Despite the distance, both schools are actually very similar:

  • The student’s age is the same and they have similar skills in design & ideation;
  • The course is attached to an art academy, being a bit of an outsider in being directly commercial as opposed to the rest of the academy;
  • The lecturers work most of their time in the industry they teach in (e.g. advertising or marketing), and teach part-time.

I thought being a lecturer would make me more forgiving of my former teachers, because now I’d understand how much work goes into preparing a course, but actually, the opposite is true. I’ve gone through redesigning a course, redesigning it, and now in my third year, refining it further. Yes, a lot of work goes into it; but I’m a lot picker on the lessons I was taught too.

You can see this as a dig at my ol’ art academy, but I’m hoping to push them (and other schools) on to do better. They probably already do, this being seven years after my graduation. (Also, I did learn a lot on the WDKA, ok. It has brought me where I am now, typing from a room in Shanghai.)

Lessons shouldn’t be taught from within an advertising-bubble

(And the Dutch advertising bubble is really really small.) My main problems:

1) Some fundamentally wrong theories are being taught

Again, this isn’t just the problem of my former school, but it is illustrating. On the course introduction, WDKA writes about ‘technology, data and research’, but I was shown videos from TED conferences. Simon Sinek published his book & video “Start with why” in 2009 and a year later it was used in the classroom where I sat. We’d analyze companies through the ‘golden circles’. Later, we used brand archetypes, such as ’The Magician’ or ’The Rebel’.

These theories are soooo pleasant; they’re easy and fun, like stepping into a warm bath. But there’s zero evidence that consumers think that way about brands. Open your fridge and look at your milk, ketchup, or butter, and see what the ‘why’ of any of those products is. Not only is there little use in the theory, it hinders understanding of how marketing actually works.

These tables from ‘How Brands Grow’ (published in 2010) shows consumers don’t really perceive brand personality:

Consumers don’t perceive brands to be different or unique:

Not just that, brands within the same category sell to the same demographics of users:

Sinek’s ‘Start with why’ is one of the most harmful theories unleashed on the marketing industry, because while being so easily spread, it is just fundamentally wrong.

My ‘marketing’ professor in the Mini-MBA, Mark Ritson, critiqued it, saying: “Ask ten people if they’d buy your thing because of your purpose and ten people will say yes.” He said. “But none of them actually fucking do it.” The same with Brand Archetypes, or Seth Godin’s Purple Cow. It’s not right to teach these things to young students — especially when these theories are taught instead of proper marketing theory.

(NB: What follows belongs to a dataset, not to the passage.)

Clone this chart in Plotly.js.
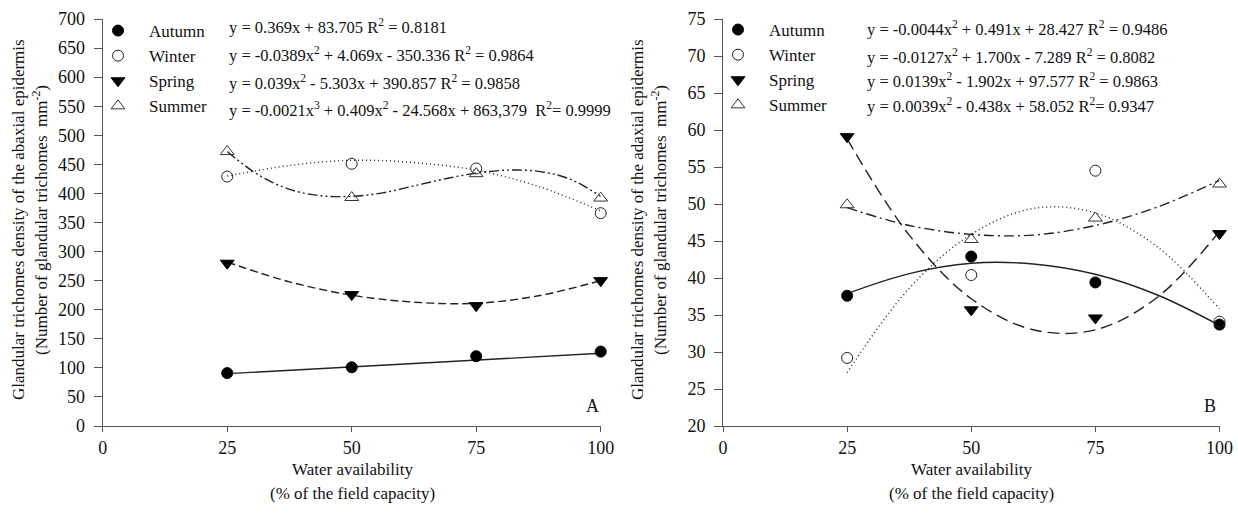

2) Standalone case-studies aren’t very helpful

Apple and Nike are constantly used as examples, but if a marketing lesson applies to Apple or Nike, it probably doesn’t apply to other companies. Students will most likely spend their working life selling shampoo or insurances, not on companies collaborating with Taylor Swift and LeBron James.

And other individual case studies of campaigns can be helpful to illustrate a theory, but my experience is that advertising teachers pick the videos they like, which they noticed on their Facebook — rather than starting with marketing theory and then finding an example to illustrate it. Cart before horse.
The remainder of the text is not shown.